Copy out the data below as written; omit any images.

┌─ DATA SECTION

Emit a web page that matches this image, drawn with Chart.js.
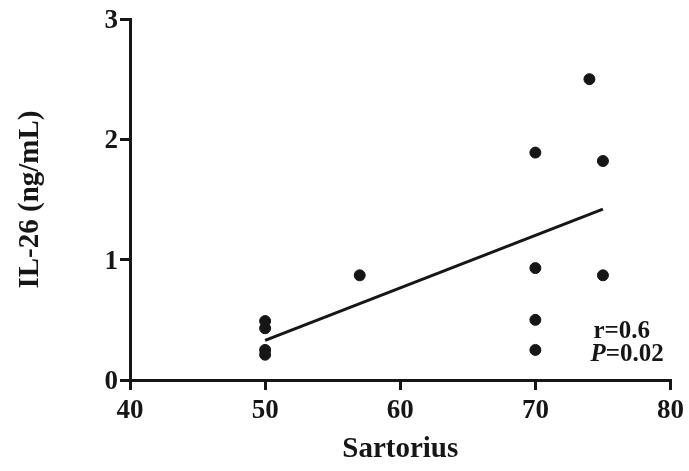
<!DOCTYPE html>
<html>
<head>
<meta charset="utf-8">
<script src="https://cdn.jsdelivr.net/npm/chart.js@4"></script>
<style>
  html, body { margin: 0; padding: 0; background: #fff; }
  #wrap { width: 689px; height: 471px; }
</style>
</head>
<body>
<div id="wrap"><canvas id="il26Chart" width="689" height="471"></canvas></div>
<script>
// values
const sartorius = [50, 50, 50, 50, 57, 70, 70, 70, 70, 74, 75, 75]
const il26 = [0.49, 0.43, 0.25, 0.21, 0.87, 1.89, 0.93, 0.50, 0.25, 2.50, 1.82, 0.87]
const fitX = [50, 75]
const fitY = [0.33, 1.42]
const xTicks = [40, 50, 60, 70, 80]
const yTicks = [0, 1, 2, 3]
const statLines = ['r=0.6', 'P=0.02']

const ink = '#161616'
const serif = "'Liberation Serif', 'Times New Roman', serif"

function toPoints(xs, ys) {
    return xs.map(function(x, i) { return { x: x, y: ys[i] } })
}

// r / P annotation in the lower right corner
const statsText = {
    id: 'statsText',
    afterDraw: function(chart) {
        const ctx = chart.ctx
        const area = chart.chartArea
        ctx.save()
        ctx.fillStyle = ink
        ctx.textBaseline = 'alphabetic'
        ctx.textAlign = 'left'
        let x = area.right - 80
        ctx.font = 'bold 25px ' + serif
        ctx.fillText(statLines[0], x + 3, area.bottom - 42)
        // italic P then the rest
        ctx.font = 'italic bold 25px ' + serif
        ctx.fillText(statLines[1].charAt(0), x, area.bottom - 19)
        let w = ctx.measureText(statLines[1].charAt(0)).width
        ctx.font = 'bold 25px ' + serif
        ctx.fillText(statLines[1].slice(1), x + w, area.bottom - 19)
        ctx.restore()
    }
}

const canvas = document.getElementById('il26Chart')
new Chart(canvas, {
    type: 'scatter',
    data: {
        datasets: [{
            label: 'IL-26',
            data: toPoints(sartorius, il26),
            backgroundColor: ink,
            borderColor: ink,
            pointRadius: 5.5,
            pointHoverRadius: 5.5
        }, {
            type: 'line',
            label: 'fit',
            data: toPoints(fitX, fitY),
            borderColor: ink,
            borderWidth: 3,
            pointRadius: 0,
            fill: false
        }]
    },
    plugins: [statsText],
    options: {
        responsive: false,
        animation: false,
        layout: { padding: { left: 0, top: 19, right: 17, bottom: 0 } },
        plugins: {
            legend: { display: false },
            tooltip: { enabled: false }
        },
        scales: {
            x: {
                type: 'linear',
                min: xTicks[0],
                max: xTicks[xTicks.length - 1],
                afterBuildTicks: function(scale) {
                    scale.ticks = xTicks.map(function(v) { return { value: v } })
                },
                afterFit: function(scale) { scale.height = 91 },
                border: { display: true, color: ink, width: 3 },
                grid: { drawOnChartArea: false, drawTicks: true, tickLength: 10, color: ink, lineWidth: 3 },
                ticks: { color: ink, padding: 5, font: { family: serif, size: 27, weight: 'bold' } },
                title: {
                    display: true,
                    text: 'Sartorius',
                    color: ink,
                    padding: { top: 0, bottom: 4 },
                    font: { family: serif, size: 29, weight: 'bold' }
                }
            },
            y: {
                type: 'linear',
                min: yTicks[0],
                max: yTicks[yTicks.length - 1],
                afterBuildTicks: function(scale) {
                    scale.ticks = yTicks.map(function(v) { return { value: v } })
                },
                afterFit: function(scale) { scale.width = 130 },
                border: { display: true, color: ink, width: 3 },
                grid: { drawOnChartArea: false, drawTicks: true, tickLength: 10, color: ink, lineWidth: 3 },
                ticks: { color: ink, padding: 2, labelOffset: 2, font: { family: serif, size: 27, weight: 'bold' } },
                title: {
                    display: true,
                    text: 'IL-26 (ng/mL)',
                    color: ink,
                    padding: { top: 13, bottom: 0 },
                    font: { family: serif, size: 29, weight: 'bold' }
                }
            }
        }
    }
})
</script>
</body>
</html>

└─

→ **CORRECT RESULT**:
Emit a web page that matches this image, drawn with Chart.js.
<!DOCTYPE html>
<html>
<head>
<meta charset="utf-8">
<script src="https://cdn.jsdelivr.net/npm/chart.js@4"></script>
<style>
  html, body { margin: 0; padding: 0; background: #fff; }
  #wrap { width: 689px; height: 471px; }
</style>
</head>
<body>
<div id="wrap"><canvas id="il26Chart" width="689" height="471"></canvas></div>
<script>
// values
const sartorius = [50, 50, 50, 50, 57, 70, 70, 70, 70, 74, 75, 75]
const il26 = [0.49, 0.43, 0.25, 0.21, 0.87, 1.89, 0.93, 0.50, 0.25, 2.50, 1.82, 0.87]
const fitX = [50, 75]
const fitY = [0.33, 1.42]
const xTicks = [40, 50, 60, 70, 80]
const yTicks = [0, 1, 2, 3]
const statLines = ['r=0.6', 'P=0.02']

const ink = '#161616'
const serif = "'Liberation Serif', 'Times New Roman', serif"

function toPoints(xs, ys) {
    return xs.map(function(x, i) { return { x: x, y: ys[i] } })
}

// r / P annotation in the lower right corner
const statsText = {
    id: 'statsText',
    afterDraw: function(chart) {
        const ctx = chart.ctx
        const area = chart.chartArea
        ctx.save()
        ctx.fillStyle = ink
        ctx.textBaseline = 'alphabetic'
        ctx.textAlign = 'left'
        let x = area.right - 80
        ctx.font = 'bold 25px ' + serif
        ctx.fillText(statLines[0], x + 3, area.bottom - 42)
        // italic P then the rest
        ctx.font = 'italic bold 25px ' + serif
        ctx.fillText(statLines[1].charAt(0), x, area.bottom - 19)
        let w = ctx.measureText(statLines[1].charAt(0)).width
        ctx.font = 'bold 25px ' + serif
        ctx.fillText(statLines[1].slice(1), x + w, area.bottom - 19)
        ctx.restore()
    }
}

const canvas = document.getElementById('il26Chart')
new Chart(canvas, {
    type: 'scatter',
    data: {
        datasets: [{
            label: 'IL-26',
            data: toPoints(sartorius, il26),
            backgroundColor: ink,
            borderColor: ink,
            pointRadius: 5.5,
            pointHoverRadius: 5.5
        }, {
            type: 'line',
            label: 'fit',
            data: toPoints(fitX, fitY),
            borderColor: ink,
            borderWidth: 3,
            pointRadius: 0,
            fill: false
        }]
    },
    plugins: [statsText],
    options: {
        responsive: false,
        animation: false,
        layout: { padding: { left: 0, top: 19, right: 17, bottom: 0 } },
        plugins: {
            legend: { display: false },
            tooltip: { enabled: false }
        },
        scales: {
            x: {
                type: 'linear',
                min: xTicks[0],
                max: xTicks[xTicks.length - 1],
                afterBuildTicks: function(scale) {
                    scale.ticks = xTicks.map(function(v) { return { value: v } })
                },
                afterFit: function(scale) { scale.height = 91 },
                border: { display: true, color: ink, width: 3 },
                grid: { drawOnChartArea: false, drawTicks: true, tickLength: 10, color: ink, lineWidth: 3 },
                ticks: { color: ink, padding: 5, font: { family: serif, size: 27, weight: 'bold' } },
                title: {
                    display: true,
                    text: 'Sartorius',
                    color: ink,
                    padding: { top: 0, bottom: 4 },
                    font: { family: serif, size: 29, weight: 'bold' }
                }
            },
            y: {
                type: 'linear',
                min: yTicks[0],
                max: yTicks[yTicks.length - 1],
                afterBuildTicks: function(scale) {
                    scale.ticks = yTicks.map(function(v) { return { value: v } })
                },
                afterFit: function(scale) { scale.width = 130 },
                border: { display: true, color: ink, width: 3 },
                grid: { drawOnChartArea: false, drawTicks: true, tickLength: 10, color: ink, lineWidth: 3 },
                ticks: { color: ink, padding: 2, labelOffset: 2, font: { family: serif, size: 27, weight: 'bold' } },
                title: {
                    display: true,
                    text: 'IL-26 (ng/mL)',
                    color: ink,
                    padding: { top: 13, bottom: 0 },
                    font: { family: serif, size: 29, weight: 'bold' }
                }
            }
        }
    }
})
</script>
</body>
</html>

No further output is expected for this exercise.